- Given exercise
Working from the top of the listing below, retype each line through the line containing "1.298, 1.298, 1.289, 1.279, 1.266, 1.259]", both included, with no pictures.

- Records provided
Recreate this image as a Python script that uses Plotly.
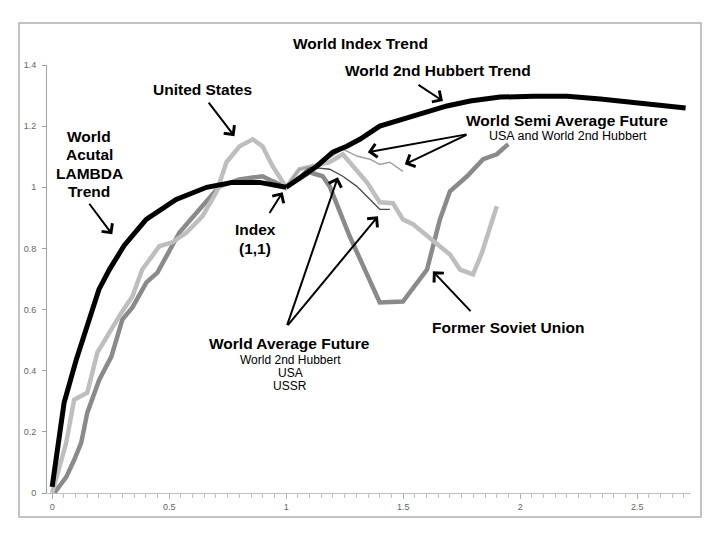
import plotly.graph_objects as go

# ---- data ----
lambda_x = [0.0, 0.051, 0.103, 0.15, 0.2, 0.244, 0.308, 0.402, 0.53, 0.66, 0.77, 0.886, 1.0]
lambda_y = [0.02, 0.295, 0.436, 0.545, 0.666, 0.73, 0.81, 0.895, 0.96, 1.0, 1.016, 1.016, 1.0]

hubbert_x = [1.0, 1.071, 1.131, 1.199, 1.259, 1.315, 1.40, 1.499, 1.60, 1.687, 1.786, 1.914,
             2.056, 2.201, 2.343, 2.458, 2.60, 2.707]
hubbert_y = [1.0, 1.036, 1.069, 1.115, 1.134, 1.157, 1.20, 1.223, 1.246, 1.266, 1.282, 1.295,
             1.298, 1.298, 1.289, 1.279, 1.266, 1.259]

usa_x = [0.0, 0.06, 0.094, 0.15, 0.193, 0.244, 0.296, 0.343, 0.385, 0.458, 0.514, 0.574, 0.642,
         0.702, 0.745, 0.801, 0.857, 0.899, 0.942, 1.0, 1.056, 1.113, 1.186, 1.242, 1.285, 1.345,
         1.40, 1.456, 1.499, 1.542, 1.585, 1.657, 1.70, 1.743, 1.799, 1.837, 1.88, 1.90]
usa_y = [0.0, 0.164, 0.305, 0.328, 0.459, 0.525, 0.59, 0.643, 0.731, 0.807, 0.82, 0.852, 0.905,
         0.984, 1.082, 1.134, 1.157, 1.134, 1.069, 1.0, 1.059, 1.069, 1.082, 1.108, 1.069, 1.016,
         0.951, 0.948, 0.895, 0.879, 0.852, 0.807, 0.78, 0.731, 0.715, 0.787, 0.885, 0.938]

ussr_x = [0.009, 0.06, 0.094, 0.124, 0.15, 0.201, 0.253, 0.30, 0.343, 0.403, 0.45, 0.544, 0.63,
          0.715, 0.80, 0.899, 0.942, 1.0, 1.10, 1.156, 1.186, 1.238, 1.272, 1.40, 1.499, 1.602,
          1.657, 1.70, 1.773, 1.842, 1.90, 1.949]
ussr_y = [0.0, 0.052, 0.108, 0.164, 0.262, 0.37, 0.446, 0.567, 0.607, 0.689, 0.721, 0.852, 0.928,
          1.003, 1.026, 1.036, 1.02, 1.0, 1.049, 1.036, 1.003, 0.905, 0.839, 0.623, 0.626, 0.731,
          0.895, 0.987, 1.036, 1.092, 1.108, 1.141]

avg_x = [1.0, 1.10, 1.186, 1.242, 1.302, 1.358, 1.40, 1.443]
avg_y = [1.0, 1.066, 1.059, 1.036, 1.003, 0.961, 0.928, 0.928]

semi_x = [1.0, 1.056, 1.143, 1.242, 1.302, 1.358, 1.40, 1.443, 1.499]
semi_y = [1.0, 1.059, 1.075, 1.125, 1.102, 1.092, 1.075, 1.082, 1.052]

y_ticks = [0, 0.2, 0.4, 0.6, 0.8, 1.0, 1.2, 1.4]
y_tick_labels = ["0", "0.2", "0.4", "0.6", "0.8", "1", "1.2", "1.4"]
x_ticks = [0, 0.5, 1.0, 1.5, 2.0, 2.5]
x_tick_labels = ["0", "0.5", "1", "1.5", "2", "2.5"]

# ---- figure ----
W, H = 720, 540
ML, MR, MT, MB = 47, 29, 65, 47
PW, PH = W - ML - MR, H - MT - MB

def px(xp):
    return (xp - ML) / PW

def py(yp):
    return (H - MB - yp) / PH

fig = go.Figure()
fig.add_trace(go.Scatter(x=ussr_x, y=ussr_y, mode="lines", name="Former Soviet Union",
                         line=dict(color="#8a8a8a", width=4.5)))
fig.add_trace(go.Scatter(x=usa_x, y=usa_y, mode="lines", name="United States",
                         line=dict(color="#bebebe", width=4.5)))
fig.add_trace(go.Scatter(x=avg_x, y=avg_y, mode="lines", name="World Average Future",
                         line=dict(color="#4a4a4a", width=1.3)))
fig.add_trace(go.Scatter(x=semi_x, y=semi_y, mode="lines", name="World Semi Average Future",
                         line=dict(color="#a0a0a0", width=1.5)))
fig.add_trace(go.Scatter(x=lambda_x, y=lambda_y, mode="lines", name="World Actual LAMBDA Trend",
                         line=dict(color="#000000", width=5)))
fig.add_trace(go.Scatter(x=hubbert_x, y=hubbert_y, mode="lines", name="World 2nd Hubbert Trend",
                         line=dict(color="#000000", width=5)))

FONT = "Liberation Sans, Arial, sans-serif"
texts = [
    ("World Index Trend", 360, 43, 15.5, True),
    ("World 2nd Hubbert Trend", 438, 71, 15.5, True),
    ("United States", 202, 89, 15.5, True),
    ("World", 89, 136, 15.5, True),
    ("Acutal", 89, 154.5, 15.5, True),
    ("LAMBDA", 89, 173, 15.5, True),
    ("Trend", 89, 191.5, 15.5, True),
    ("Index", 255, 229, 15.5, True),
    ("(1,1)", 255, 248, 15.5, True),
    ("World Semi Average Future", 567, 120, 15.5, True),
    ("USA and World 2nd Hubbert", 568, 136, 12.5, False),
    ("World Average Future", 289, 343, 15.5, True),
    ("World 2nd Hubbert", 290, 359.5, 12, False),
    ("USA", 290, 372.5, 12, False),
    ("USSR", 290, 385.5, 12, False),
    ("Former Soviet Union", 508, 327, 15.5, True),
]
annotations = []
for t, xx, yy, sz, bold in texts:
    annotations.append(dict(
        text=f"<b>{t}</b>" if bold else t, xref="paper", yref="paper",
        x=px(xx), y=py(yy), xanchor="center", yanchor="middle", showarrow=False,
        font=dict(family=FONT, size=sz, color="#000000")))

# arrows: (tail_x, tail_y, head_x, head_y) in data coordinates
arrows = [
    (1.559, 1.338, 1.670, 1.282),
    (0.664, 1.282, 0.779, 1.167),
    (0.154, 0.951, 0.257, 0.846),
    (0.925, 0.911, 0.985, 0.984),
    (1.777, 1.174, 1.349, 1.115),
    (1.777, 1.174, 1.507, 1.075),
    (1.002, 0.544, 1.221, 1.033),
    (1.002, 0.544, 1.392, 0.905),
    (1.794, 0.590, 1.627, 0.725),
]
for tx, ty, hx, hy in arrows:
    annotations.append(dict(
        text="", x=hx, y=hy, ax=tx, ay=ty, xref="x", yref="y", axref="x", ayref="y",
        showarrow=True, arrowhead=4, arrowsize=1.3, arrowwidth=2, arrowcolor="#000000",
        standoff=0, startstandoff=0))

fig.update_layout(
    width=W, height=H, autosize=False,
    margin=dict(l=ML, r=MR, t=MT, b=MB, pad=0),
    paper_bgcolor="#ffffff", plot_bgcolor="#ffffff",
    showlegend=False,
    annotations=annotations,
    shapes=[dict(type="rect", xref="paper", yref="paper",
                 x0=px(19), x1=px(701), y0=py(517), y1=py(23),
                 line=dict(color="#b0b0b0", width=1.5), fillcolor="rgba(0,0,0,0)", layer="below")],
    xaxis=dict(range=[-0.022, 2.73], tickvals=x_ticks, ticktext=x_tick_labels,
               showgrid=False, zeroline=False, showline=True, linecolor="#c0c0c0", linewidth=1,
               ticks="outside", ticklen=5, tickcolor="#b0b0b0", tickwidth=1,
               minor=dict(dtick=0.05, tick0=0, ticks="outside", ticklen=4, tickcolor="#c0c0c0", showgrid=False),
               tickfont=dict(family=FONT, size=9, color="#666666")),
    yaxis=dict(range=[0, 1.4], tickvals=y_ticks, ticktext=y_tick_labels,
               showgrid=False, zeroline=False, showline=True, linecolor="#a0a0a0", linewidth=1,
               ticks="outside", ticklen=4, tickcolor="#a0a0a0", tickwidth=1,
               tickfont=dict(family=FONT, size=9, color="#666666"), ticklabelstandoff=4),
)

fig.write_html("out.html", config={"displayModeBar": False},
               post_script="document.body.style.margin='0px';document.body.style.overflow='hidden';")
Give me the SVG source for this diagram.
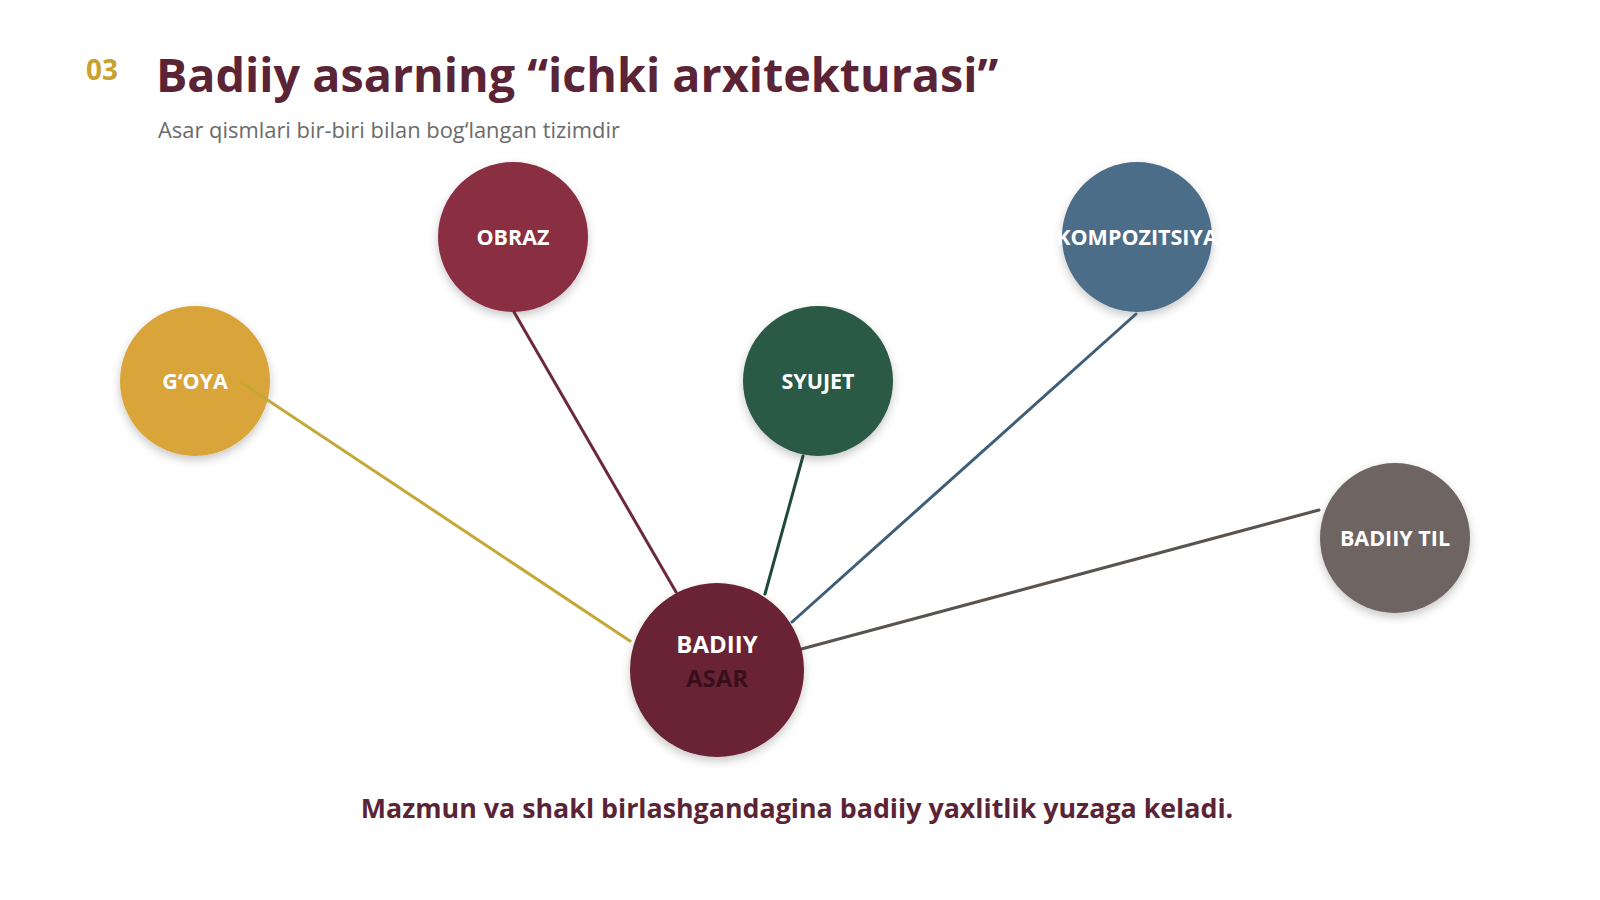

- Exercise solution
Recreate this image as a Python script that uses Plotly.
import plotly.graph_objects as go

# ---- data ----
lambda_x = [0.0, 0.051, 0.103, 0.15, 0.2, 0.244, 0.308, 0.402, 0.53, 0.66, 0.77, 0.886, 1.0]
lambda_y = [0.02, 0.295, 0.436, 0.545, 0.666, 0.73, 0.81, 0.895, 0.96, 1.0, 1.016, 1.016, 1.0]

hubbert_x = [1.0, 1.071, 1.131, 1.199, 1.259, 1.315, 1.40, 1.499, 1.60, 1.687, 1.786, 1.914,
             2.056, 2.201, 2.343, 2.458, 2.60, 2.707]
hubbert_y = [1.0, 1.036, 1.069, 1.115, 1.134, 1.157, 1.20, 1.223, 1.246, 1.266, 1.282, 1.295,
             1.298, 1.298, 1.289, 1.279, 1.266, 1.259]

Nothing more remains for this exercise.